↓↓↓
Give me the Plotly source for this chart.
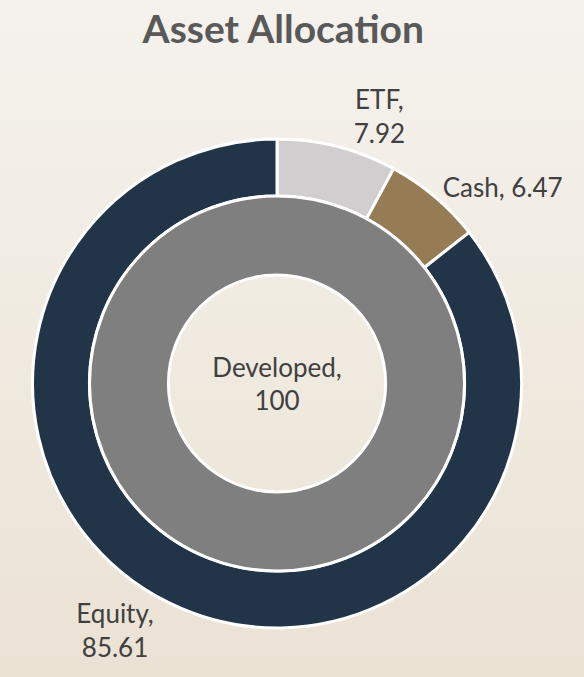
import base64
import plotly.graph_objects as go

# outer ring (asset class)
asset_labels = ["ETF", "Cash", "Equity"]
asset_values = [7.92, 6.47, 85.61]
asset_colors = ["#d0cece", "#967c55", "#223548"]

# inner ring (region)
region_labels = ["Developed"]
region_values = [100]
region_colors = ["#7f7f7f"]

FONT = "Lato"
TEXT_COLOR = "#404040"

# soft vertical gradient for the background (svg as data uri)
svg = (
    '<svg xmlns="http://www.w3.org/2000/svg" width="584" height="677">'
    '<defs><linearGradient id="g" x1="0" y1="0" x2="0" y2="1">'
    '<stop offset="0" stop-color="#f5f2ed"/>'
    '<stop offset="1" stop-color="#ebe2d4"/>'
    '</linearGradient></defs>'
    '<rect width="584" height="677" fill="url(#g)"/></svg>'
)
bg_src = "data:image/svg+xml;base64," + base64.b64encode(svg.encode()).decode()

fig = go.Figure()

fig.add_trace(go.Pie(
    labels=asset_labels,
    values=asset_values,
    hole=0.767,
    sort=False,
    direction="clockwise",
    rotation=0,
    marker=dict(colors=asset_colors, line=dict(color="white", width=3)),
    textposition="outside",
    texttemplate=["%{label},<br>%{value}", "%{label}, %{value}", "%{label},<br>%{value}"],
    textfont=dict(family=FONT, size=26, color=TEXT_COLOR),
    domain=dict(x=[0.0557, 0.893], y=[0.0724, 0.7947]),
    showlegend=False,
))

fig.add_trace(go.Pie(
    labels=region_labels,
    values=region_values,
    hole=0.579,
    sort=False,
    direction="clockwise",
    marker=dict(colors=region_colors, line=dict(color="white", width=3)),
    textinfo="none",
    title=dict(
        text=f"{region_labels[0]},<br>{region_values[0]}",
        position="middle center",
        font=dict(family=FONT, size=26, color=TEXT_COLOR),
    ),
    domain=dict(x=[0.1533, 0.7954], y=[0.1566, 0.7105]),
    showlegend=False,
))

fig.update_layout(
    width=584,
    height=677,
    margin=dict(l=0, r=0, t=0, b=0),
    paper_bgcolor="#f0ebe2",
    title=dict(
        text="<b>Asset Allocation</b>",
        x=0.485,
        xanchor="center",
        y=0.957,
        yanchor="middle",
        font=dict(family=FONT, size=39, color="#595959"),
    ),
    images=[dict(
        source=bg_src,
        xref="paper", yref="paper",
        x=0, y=1, sizex=1, sizey=1,
        xanchor="left", yanchor="top",
        sizing="stretch", layer="below",
    )],
)

fig.write_html(
    "out.html",
    config={"displayModeBar": False},
    post_script="document.body.style.margin='0';",
)
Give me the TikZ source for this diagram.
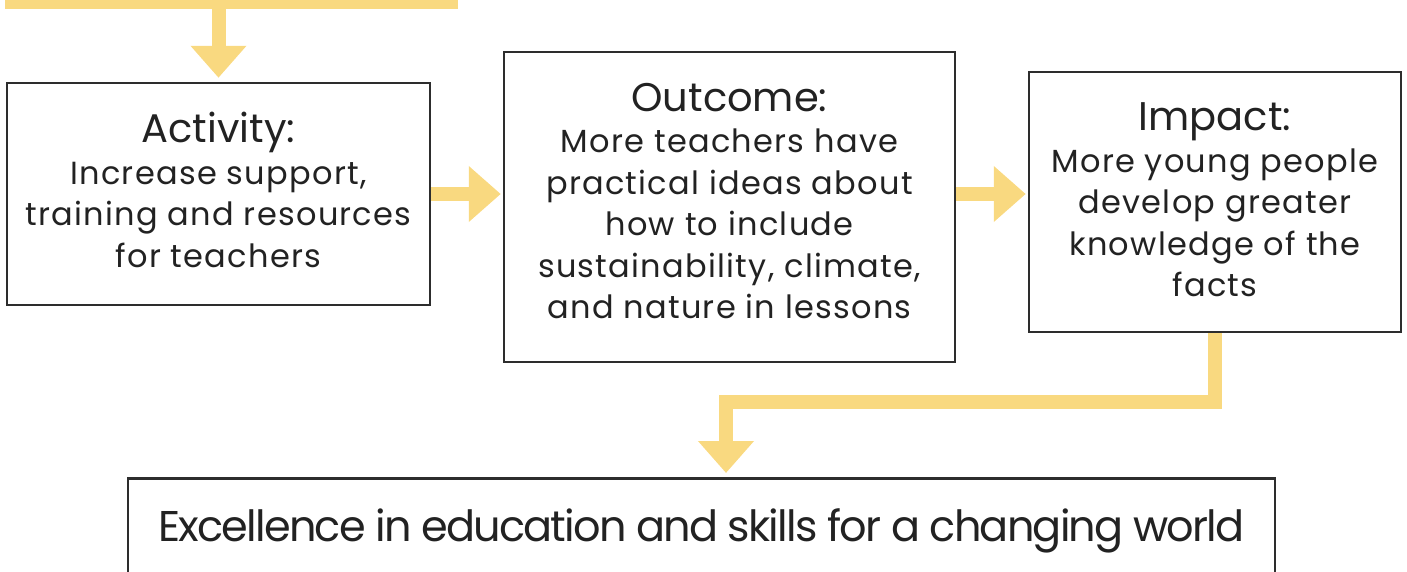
↑↑↑
» Exercise requirements
Find and copy every line in the entries above where the string "this" occurs.

» Completed exercise
Give me the Plotly source for this chart.
Give me the TikZ source for this diagram.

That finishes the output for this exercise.